Items listed in a dataset
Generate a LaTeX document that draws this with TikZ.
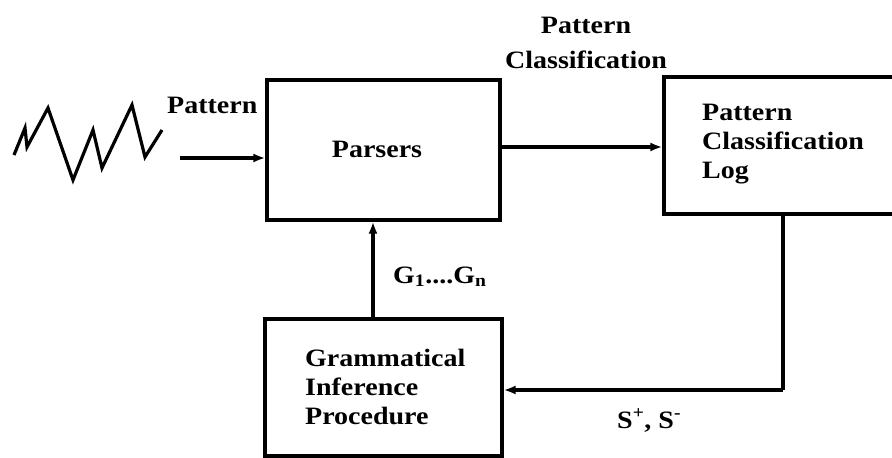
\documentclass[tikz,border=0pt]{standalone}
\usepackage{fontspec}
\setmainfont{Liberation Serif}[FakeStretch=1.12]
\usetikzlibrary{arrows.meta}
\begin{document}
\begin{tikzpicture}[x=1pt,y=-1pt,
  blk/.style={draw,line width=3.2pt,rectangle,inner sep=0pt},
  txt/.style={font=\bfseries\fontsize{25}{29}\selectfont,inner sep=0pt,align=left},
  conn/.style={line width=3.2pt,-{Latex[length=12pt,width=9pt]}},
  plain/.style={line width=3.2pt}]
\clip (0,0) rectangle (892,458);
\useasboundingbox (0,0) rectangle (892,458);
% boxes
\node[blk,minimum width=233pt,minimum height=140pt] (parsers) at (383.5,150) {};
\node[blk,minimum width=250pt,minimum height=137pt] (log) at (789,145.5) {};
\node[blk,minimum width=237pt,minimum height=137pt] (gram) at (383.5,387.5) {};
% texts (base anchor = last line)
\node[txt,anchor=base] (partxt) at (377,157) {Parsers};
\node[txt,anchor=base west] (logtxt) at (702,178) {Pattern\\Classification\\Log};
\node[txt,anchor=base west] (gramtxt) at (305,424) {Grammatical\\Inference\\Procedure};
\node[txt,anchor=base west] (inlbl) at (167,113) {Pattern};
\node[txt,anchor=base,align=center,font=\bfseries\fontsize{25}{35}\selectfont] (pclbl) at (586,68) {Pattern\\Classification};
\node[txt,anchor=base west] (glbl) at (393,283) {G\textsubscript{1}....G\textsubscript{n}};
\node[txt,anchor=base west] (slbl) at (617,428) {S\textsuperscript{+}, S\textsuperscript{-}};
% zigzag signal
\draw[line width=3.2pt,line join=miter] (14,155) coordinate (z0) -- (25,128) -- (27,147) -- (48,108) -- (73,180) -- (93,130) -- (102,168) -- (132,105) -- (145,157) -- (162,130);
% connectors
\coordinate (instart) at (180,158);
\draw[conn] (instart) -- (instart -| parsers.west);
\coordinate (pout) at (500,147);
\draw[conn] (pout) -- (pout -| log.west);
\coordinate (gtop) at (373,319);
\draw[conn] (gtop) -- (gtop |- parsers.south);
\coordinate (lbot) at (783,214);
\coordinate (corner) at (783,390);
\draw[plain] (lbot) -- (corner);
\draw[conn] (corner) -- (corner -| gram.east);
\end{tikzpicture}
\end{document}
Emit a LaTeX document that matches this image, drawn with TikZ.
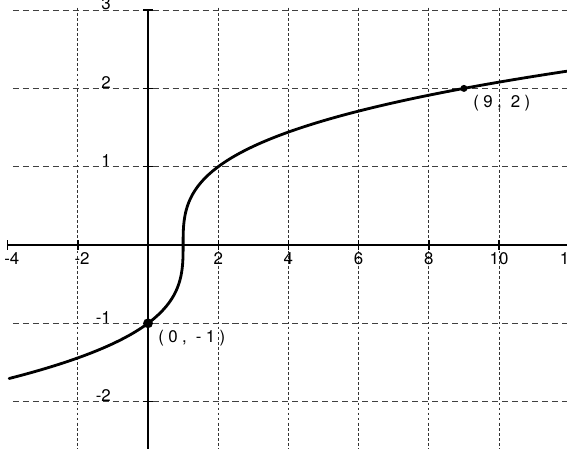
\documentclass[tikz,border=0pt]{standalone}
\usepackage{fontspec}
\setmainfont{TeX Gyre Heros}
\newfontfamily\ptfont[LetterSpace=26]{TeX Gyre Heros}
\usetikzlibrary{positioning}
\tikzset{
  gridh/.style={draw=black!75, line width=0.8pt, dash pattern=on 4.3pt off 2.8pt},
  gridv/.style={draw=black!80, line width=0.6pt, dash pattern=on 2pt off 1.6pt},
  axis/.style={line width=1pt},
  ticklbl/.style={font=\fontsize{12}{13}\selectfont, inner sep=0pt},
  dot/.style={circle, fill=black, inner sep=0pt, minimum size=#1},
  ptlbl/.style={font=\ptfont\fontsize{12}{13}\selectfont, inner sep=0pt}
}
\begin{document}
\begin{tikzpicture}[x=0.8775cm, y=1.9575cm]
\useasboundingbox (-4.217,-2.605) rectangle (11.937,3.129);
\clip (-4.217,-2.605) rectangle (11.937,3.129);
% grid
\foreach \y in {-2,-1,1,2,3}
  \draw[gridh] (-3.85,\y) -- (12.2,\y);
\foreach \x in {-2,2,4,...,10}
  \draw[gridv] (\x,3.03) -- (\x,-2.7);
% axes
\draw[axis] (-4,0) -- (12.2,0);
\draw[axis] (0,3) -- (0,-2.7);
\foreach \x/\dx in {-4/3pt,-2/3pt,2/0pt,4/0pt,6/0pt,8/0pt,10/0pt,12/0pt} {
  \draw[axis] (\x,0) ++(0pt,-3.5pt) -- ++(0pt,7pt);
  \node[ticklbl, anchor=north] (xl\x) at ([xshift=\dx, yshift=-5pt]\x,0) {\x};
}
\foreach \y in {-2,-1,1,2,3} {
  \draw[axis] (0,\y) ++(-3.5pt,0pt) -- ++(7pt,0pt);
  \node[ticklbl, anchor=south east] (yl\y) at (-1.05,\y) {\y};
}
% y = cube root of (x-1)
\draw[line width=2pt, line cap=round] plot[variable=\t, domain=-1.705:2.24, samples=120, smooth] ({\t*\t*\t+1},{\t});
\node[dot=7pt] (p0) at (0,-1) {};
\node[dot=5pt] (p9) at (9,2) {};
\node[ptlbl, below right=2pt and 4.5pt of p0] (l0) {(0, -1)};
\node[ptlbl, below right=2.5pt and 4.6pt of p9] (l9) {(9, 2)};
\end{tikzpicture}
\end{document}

Objective: Skipping the pictures, transcribe each line above exactly as it appears.

Task response:
Generate a LaTeX document that draws this with TikZ.
\documentclass[tikz,border=0pt]{standalone}
\usepackage{fontspec}
\setmainfont{Liberation Serif}[FakeStretch=1.12]
\usetikzlibrary{arrows.meta}
\begin{document}
\begin{tikzpicture}[x=1pt,y=-1pt,
  blk/.style={draw,line width=3.2pt,rectangle,inner sep=0pt},
  txt/.style={font=\bfseries\fontsize{25}{29}\selectfont,inner sep=0pt,align=left},
  conn/.style={line width=3.2pt,-{Latex[length=12pt,width=9pt]}},
  plain/.style={line width=3.2pt}]
\clip (0,0) rectangle (892,458);
\useasboundingbox (0,0) rectangle (892,458);
% boxes
\node[blk,minimum width=233pt,minimum height=140pt] (parsers) at (383.5,150) {};
\node[blk,minimum width=250pt,minimum height=137pt] (log) at (789,145.5) {};
\node[blk,minimum width=237pt,minimum height=137pt] (gram) at (383.5,387.5) {};
% texts (base anchor = last line)
\node[txt,anchor=base] (partxt) at (377,157) {Parsers};
\node[txt,anchor=base west] (logtxt) at (702,178) {Pattern\\Classification\\Log};
\node[txt,anchor=base west] (gramtxt) at (305,424) {Grammatical\\Inference\\Procedure};
\node[txt,anchor=base west] (inlbl) at (167,113) {Pattern};
\node[txt,anchor=base,align=center,font=\bfseries\fontsize{25}{35}\selectfont] (pclbl) at (586,68) {Pattern\\Classification};
\node[txt,anchor=base west] (glbl) at (393,283) {G\textsubscript{1}....G\textsubscript{n}};
\node[txt,anchor=base west] (slbl) at (617,428) {S\textsuperscript{+}, S\textsuperscript{-}};
% zigzag signal
\draw[line width=3.2pt,line join=miter] (14,155) coordinate (z0) -- (25,128) -- (27,147) -- (48,108) -- (73,180) -- (93,130) -- (102,168) -- (132,105) -- (145,157) -- (162,130);
% connectors
\coordinate (instart) at (180,158);
\draw[conn] (instart) -- (instart -| parsers.west);
\coordinate (pout) at (500,147);
\draw[conn] (pout) -- (pout -| log.west);
\coordinate (gtop) at (373,319);
\draw[conn] (gtop) -- (gtop |- parsers.south);
\coordinate (lbot) at (783,214);
\coordinate (corner) at (783,390);
\draw[plain] (lbot) -- (corner);
\draw[conn] (corner) -- (corner -| gram.east);
\end{tikzpicture}
\end{document}
Emit a LaTeX document that matches this image, drawn with TikZ.
\documentclass[tikz,border=0pt]{standalone}
\usepackage{fontspec}
\setmainfont{TeX Gyre Heros}
\newfontfamily\ptfont[LetterSpace=26]{TeX Gyre Heros}
\usetikzlibrary{positioning}
\tikzset{
  gridh/.style={draw=black!75, line width=0.8pt, dash pattern=on 4.3pt off 2.8pt},
  gridv/.style={draw=black!80, line width=0.6pt, dash pattern=on 2pt off 1.6pt},
  axis/.style={line width=1pt},
  ticklbl/.style={font=\fontsize{12}{13}\selectfont, inner sep=0pt},
  dot/.style={circle, fill=black, inner sep=0pt, minimum size=#1},
  ptlbl/.style={font=\ptfont\fontsize{12}{13}\selectfont, inner sep=0pt}
}
\begin{document}
\begin{tikzpicture}[x=0.8775cm, y=1.9575cm]
\useasboundingbox (-4.217,-2.605) rectangle (11.937,3.129);
\clip (-4.217,-2.605) rectangle (11.937,3.129);
% grid
\foreach \y in {-2,-1,1,2,3}
  \draw[gridh] (-3.85,\y) -- (12.2,\y);
\foreach \x in {-2,2,4,...,10}
  \draw[gridv] (\x,3.03) -- (\x,-2.7);
% axes
\draw[axis] (-4,0) -- (12.2,0);
\draw[axis] (0,3) -- (0,-2.7);
\foreach \x/\dx in {-4/3pt,-2/3pt,2/0pt,4/0pt,6/0pt,8/0pt,10/0pt,12/0pt} {
  \draw[axis] (\x,0) ++(0pt,-3.5pt) -- ++(0pt,7pt);
  \node[ticklbl, anchor=north] (xl\x) at ([xshift=\dx, yshift=-5pt]\x,0) {\x};
}
\foreach \y in {-2,-1,1,2,3} {
  \draw[axis] (0,\y) ++(-3.5pt,0pt) -- ++(7pt,0pt);
  \node[ticklbl, anchor=south east] (yl\y) at (-1.05,\y) {\y};
}
% y = cube root of (x-1)
\draw[line width=2pt, line cap=round] plot[variable=\t, domain=-1.705:2.24, samples=120, smooth] ({\t*\t*\t+1},{\t});
\node[dot=7pt] (p0) at (0,-1) {};
\node[dot=5pt] (p9) at (9,2) {};
\node[ptlbl, below right=2pt and 4.5pt of p0] (l0) {(0, -1)};
\node[ptlbl, below right=2.5pt and 4.6pt of p9] (l9) {(9, 2)};
\end{tikzpicture}
\end{document}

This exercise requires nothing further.